Cependant, ce n’est pas propre à la France ; en effet, en novembre dernier, le Conseil de l’Europe a décidé d’une « mesure d’assistance d’une durée de 24 mois et s’ajoute aux contributions successives octroyées par l’UE en faveur de l’Ukraine au titre de la FEP (Facilité européenne de paix, sic !), qui s’élèvent désormais à plus de 3,1 milliards d’euros ».

Et le ministre Lecornu de se féliciter : « La question de l’approvisionnement en munitions n’est pas une mode médiatique (…) mais un enjeu majeur qui s’impose à nous. Que l’Union européenne s’en empare, c’est une bonne nouvelle. Elle porte à son tour cette “économie de guerre”. (Les Echos, 30 mars).

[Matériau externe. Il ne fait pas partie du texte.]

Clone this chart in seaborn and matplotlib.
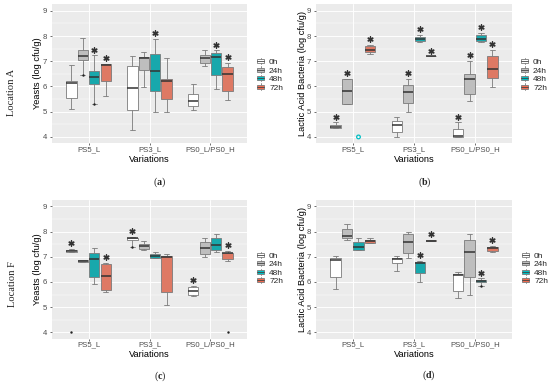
import numpy as np
import pandas as pd
import matplotlib
matplotlib.use("Agg")
import matplotlib.pyplot as plt
import seaborn as sns
from matplotlib.ticker import MultipleLocator, FixedLocator
from matplotlib.legend_handler import HandlerBase
from matplotlib.patches import Rectangle, Patch
from matplotlib.lines import Line2D

# ---------------- data ----------------
variations = ["PS5_L", "PS3_L", "PS0_L/PS0_H"]
hours = ["0h", "24h", "48h", "72h"]
y_ticks = [4, 5, 6, 7, 8, 9]

# five-number summaries [min, Q1, median, Q3, max], one per variation
yeast_A_0h = [[5.11, 5.53, 6.14, 6.23, 6.85], [4.29, 5.08, 5.94, 6.82, 7.19], [5.07, 5.24, 5.44, 5.69, 6.08]]
yeast_A_24h = [[6.44, 7.06, 7.19, 7.43, 7.92], [5.98, 6.65, 7.13, 7.15, 7.36], [6.80, 6.93, 7.13, 7.26, 7.43]]
yeast_A_48h = [[5.31, 6.10, 6.37, 6.60, 7.23], [4.99, 5.83, 6.61, 7.28, 7.88], [5.90, 6.47, 7.17, 7.32, 7.43]]
yeast_A_72h = [[5.61, 6.23, 6.84, 6.89, 6.90], [4.99, 5.50, 6.20, 6.30, 7.13], [5.48, 5.81, 6.51, 6.77, 6.93]]

lab_A_0h = [[4.36, 4.36, 4.40, 4.46, 4.58], [4.00, 4.20, 4.46, 4.62, 4.79], [4.00, 4.00, 4.03, 4.33, 4.58]]
lab_A_24h = [[5.29, 5.29, 5.81, 6.30, 6.30], [4.99, 5.35, 5.77, 6.07, 6.31], [5.44, 5.70, 6.31, 6.51, 7.03]]
lab_A_48h = [None, [7.75, 7.81, 7.89, 7.98, 8.05], [7.75, 7.80, 7.89, 8.04, 8.12]]
lab_A_72h = [[7.30, 7.36, 7.46, 7.59, 7.65], [7.19, 7.19, 7.19, 7.19, 7.19], [5.98, 6.34, 6.69, 7.22, 7.46]]

yeast_F_0h = [[7.17, 7.17, 7.22, 7.26, 7.30], [7.39, 7.65, 7.75, 7.76, 7.79], [5.44, 5.48, 5.65, 5.81, 5.85]]
yeast_F_24h = [[6.80, 6.80, 6.84, 6.89, 6.89], [7.26, 7.32, 7.43, 7.52, 7.61], [7.00, 7.09, 7.33, 7.59, 7.75]]
yeast_F_48h = [[5.94, 6.20, 6.93, 7.16, 7.33], [6.97, 6.97, 7.03, 7.09, 7.17], [7.17, 7.26, 7.46, 7.75, 7.92]]
yeast_F_72h = [[5.61, 5.70, 6.23, 6.70, 6.77], [5.08, 5.61, 7.00, 7.03, 7.09], [6.84, 6.93, 7.16, 7.16, 7.22]]

lab_F_0h = [[5.71, 6.18, 6.89, 6.96, 7.04], [6.45, 6.74, 6.93, 6.96, 7.04], [5.36, 5.66, 6.28, 6.32, 6.38]]
lab_F_24h = [[7.68, 7.76, 7.83, 8.12, 8.28], [6.96, 7.13, 7.59, 7.89, 8.00], [5.49, 6.18, 7.20, 7.68, 7.89]]
lab_F_48h = [[7.26, 7.26, 7.37, 7.59, 7.75], [5.99, 6.37, 6.76, 6.80, 6.83], [5.85, 5.99, 6.04, 6.08, 6.14]]
lab_F_72h = [[7.55, 7.55, 7.62, 7.66, 7.75], [7.61, 7.61, 7.63, 7.65, 7.66], [7.20, 7.24, 7.33, 7.39, 7.42]]

# outlier points (variation, hour, value)
outliers_A_yeast = [("PS5_L", "24h", 6.44), ("PS5_L", "48h", 5.31)]
outliers_A_lab = []
outliers_F_yeast = [("PS5_L", "0h", 4.00), ("PS3_L", "0h", 7.39), ("PS0_L/PS0_H", "72h", 4.00)]
outliers_F_lab = [("PS0_L/PS0_H", "48h", 5.85)]
# single observation drawn as an open point
single_A_lab = [("PS5_L", "48h", 4.00)]

# significance marks (variation, hour)
stars_A_yeast = [("PS5_L", "48h"), ("PS5_L", "72h"), ("PS3_L", "48h"), ("PS0_L/PS0_H", "48h"), ("PS0_L/PS0_H", "72h")]
stars_A_lab = [("PS5_L", "0h"), ("PS5_L", "24h"), ("PS5_L", "72h"), ("PS3_L", "24h"), ("PS3_L", "48h"),
               ("PS3_L", "72h"), ("PS0_L/PS0_H", "0h"), ("PS0_L/PS0_H", "24h"), ("PS0_L/PS0_H", "48h"),
               ("PS0_L/PS0_H", "72h")]
stars_F_yeast = [("PS5_L", "0h"), ("PS5_L", "72h"), ("PS3_L", "0h"), ("PS0_L/PS0_H", "0h"), ("PS0_L/PS0_H", "72h")]
stars_F_lab = [("PS3_L", "48h"), ("PS3_L", "72h"), ("PS0_L/PS0_H", "48h"), ("PS0_L/PS0_H", "72h")]

palette = {"0h": "#FFFFFF", "24h": "#BEBEBE", "48h": "#00BFC4", "72h": "#F26B50"}

# ---------------- style ----------------
W, H = 550, 384
sns.set_style("darkgrid", rc={"axes.facecolor": "#EBEBEB", "grid.color": "white"})
plt.rcParams["font.family"] = ["Liberation Sans", "DejaVu Sans"]
plt.rcParams["mathtext.fontset"] = "custom"
plt.rcParams["mathtext.rm"] = "Liberation Serif"
plt.rcParams["mathtext.bf"] = "Liberation Serif:bold"

EDGE = "#7A7A7A"
BOX_W = 0.75


def long_df(series_by_hour):
    rows = []
    for h, series in zip(hours, series_by_hour):
        for v, five in zip(variations, series):
            if five is None:
                continue
            for val in five:
                rows.append((v, h, val))
    return pd.DataFrame(rows, columns=["Variation", "Hour", "value"])


def xpos(v, h):
    return variations.index(v) + (hours.index(h) - 1.5) * BOX_W / len(hours)


def px_rect(l, t, r, b):
    return [l / W, 1 - b / H, (r - l) / W, (b - t) / H]


class BoxKey(HandlerBase):
    def create_artists(self, legend, orig, xd, yd, w, h, fs, trans):
        fc = orig.get_facecolor()
        x0, y0 = -xd, -yd
        bh = h * 0.62
        by = y0 + (h - bh) / 2
        r = Rectangle((x0, by), w, bh, facecolor=fc, edgecolor=EDGE, lw=0.6, transform=trans)
        med = Line2D([x0, x0 + w], [y0 + h / 2] * 2, color="#444444", lw=0.6, transform=trans)
        wt = Line2D([x0 + w / 2] * 2, [by + bh, y0 + h], color=EDGE, lw=0.6, transform=trans)
        wb = Line2D([x0 + w / 2] * 2, [y0, by], color=EDGE, lw=0.6, transform=trans)
        return [r, med, wt, wb]


fig = plt.figure(figsize=(W / 100, H / 100), dpi=100)

panels = [
    dict(rect=(52, 4, 247, 143), series=[yeast_A_0h, yeast_A_24h, yeast_A_48h, yeast_A_72h],
         ylabel="Yeasts (log cfu/g)", out=outliers_A_yeast, single=[], stars=stars_A_yeast,
         leg=(257, 58), tag="a", tagxy=(159.5, 182), ylx=38),
    dict(rect=(316, 4, 512, 143), series=[lab_A_0h, lab_A_24h, lab_A_48h, lab_A_72h],
         ylabel="Lactic Acid Bacteria (log cfu/g)", out=outliers_A_lab, single=single_A_lab,
         stars=stars_A_lab, leg=(521, 58), tag="b", tagxy=(424.5, 182), ylx=303),
    dict(rect=(52, 199.5, 247, 338.5), series=[yeast_F_0h, yeast_F_24h, yeast_F_48h, yeast_F_72h],
         ylabel="Yeasts (log cfu/g)", out=outliers_F_yeast, single=[], stars=stars_F_yeast,
         leg=(257, 251.5), tag="c", tagxy=(160, 376), ylx=38),
    dict(rect=(316, 199.5, 512, 338.5), series=[lab_F_0h, lab_F_24h, lab_F_48h, lab_F_72h],
         ylabel="Lactic Acid Bacteria (log cfu/g)", out=outliers_F_lab, single=[], stars=stars_F_lab,
         leg=(522, 251.5), tag="d", tagxy=(429, 375), ylx=303),
]

for p in panels:
    l, t, r, b = p["rect"]
    ax = fig.add_axes(px_rect(l, t, r, b))
    df = long_df(p["series"])
    sns.boxplot(data=df, x="Variation", y="value", hue="Hour", order=variations, hue_order=hours,
                palette=palette, width=BOX_W, gap=0.1, whis=(0, 100), showfliers=False,
                linecolor=EDGE, linewidth=0.6,
                medianprops=dict(color="#333333", linewidth=1.1),
                legend=False, ax=ax)

    # outliers
    for v, h, val in p["out"]:
        ax.scatter([xpos(v, h)], [val], s=3, color="#222222", zorder=5, linewidths=0)
    for v, h, val in p["single"]:
        ax.scatter([xpos(v, h)], [val], s=7, facecolors="none", edgecolors=palette[h], linewidths=0.9, zorder=5)

    # significance stars above the group maximum
    for v, h in p["stars"]:
        idx = hours.index(h)
        five = p["series"][idx][variations.index(v)]
        ax.scatter([xpos(v, h)], [max(five) + 0.23], marker=(6, 2, 0), s=14, color="#333333",
                   linewidths=1.0, zorder=6)

    ax.set_xlim(-0.6, 2.6)
    ax.set_ylim(3.76, 9.27)
    ax.yaxis.set_major_locator(FixedLocator(y_ticks))
    ax.yaxis.set_minor_locator(MultipleLocator(0.5))
    ax.grid(which="major", color="white", linewidth=0.65)
    ax.grid(which="minor", axis="y", color="white", linewidth=0.35)
    ax.set_axisbelow(True)
    for s in ax.spines.values():
        s.set_visible(False)
    ax.tick_params(axis="both", which="major", left=True, bottom=True, length=1.5, width=0.5,
                   color="#333333", labelsize=5.6, labelcolor="#4D4D4D")
    ax.tick_params(axis="x", pad=0.6)
    ax.tick_params(axis="y", pad=2.0)
    ax.tick_params(which="minor", length=0)
    ax.set_xlabel("Variations", fontsize=6.7, color="black")
    ax.set_ylabel(p["ylabel"], fontsize=6.7, color="black")
    ax.xaxis.set_label_coords(0.5, -0.086)
    ax.yaxis.set_label_coords((p["ylx"] + 4.4 - l) / (r - l), 0.5)

    handles = [Patch(facecolor=palette[h], edgecolor=EDGE, label=h) for h in hours]
    lx, ly = p["leg"]
    fig.legend(handles=handles, labels=hours, handler_map={Patch: BoxKey()},
               loc="upper left", bbox_to_anchor=(lx / W, 1 - ly / H), frameon=False,
               fontsize=6, handlelength=0.85, handleheight=0.8, handletextpad=0.6,
               labelspacing=0.05, borderpad=0, borderaxespad=0)

    tx, ty = p["tagxy"]
    fig.text(tx / W, 1 - ty / H, "(${\\bf %s}$)" % p["tag"], ha="center", va="center",
             fontsize=7.2, family="Liberation Serif")

fig.text(12 / W, 1 - 92 / H, "Location A", rotation=90, ha="center", va="center",
         fontsize=7.6, family="Liberation Serif")
fig.text(12.5 / W, 1 - 284.5 / H, "Location F", rotation=90, ha="center", va="center",
         fontsize=7.6, family="Liberation Serif")

fig.savefig("out.png", dpi=100)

Encore une fois, l’économie de guerre n’a pas pour but de rester, pour le gouvernement français, l’arme au pied. Déjà, en octobre 2021, avant le déclenchement de la guerre en Ukraine, le général Thierry Burkhard, chef d’état-major des armées françaises (Cema) indiquait cette orientation : « Les forces armées françaises doivent être prêtes à l’affrontement, mais sans le rechercher. » Aujourd’hui, le gouvernement français est clairement cobelligérant d’un conflit dont nul ne sait comment il évoluera dans le temps comme dans l’espace.

David GOZLAN

Le budget militaire français aura plus que doublé en treize ans La loi de programmation militaire 2024-2030 est en augmentation de 30 % par rapport à la précédente (2017-2023), qui avait déjà vu les crédits militaires augmenter d’une année sur l’autre. « Le budget des Armées en 2017 était de 32 milliards d’euros. Nous proposons de le porter à 69 milliards en 2030, soit plus du double ! », se félicite le ministre Sébastien Lecornu (Le Parisien, 2 avril).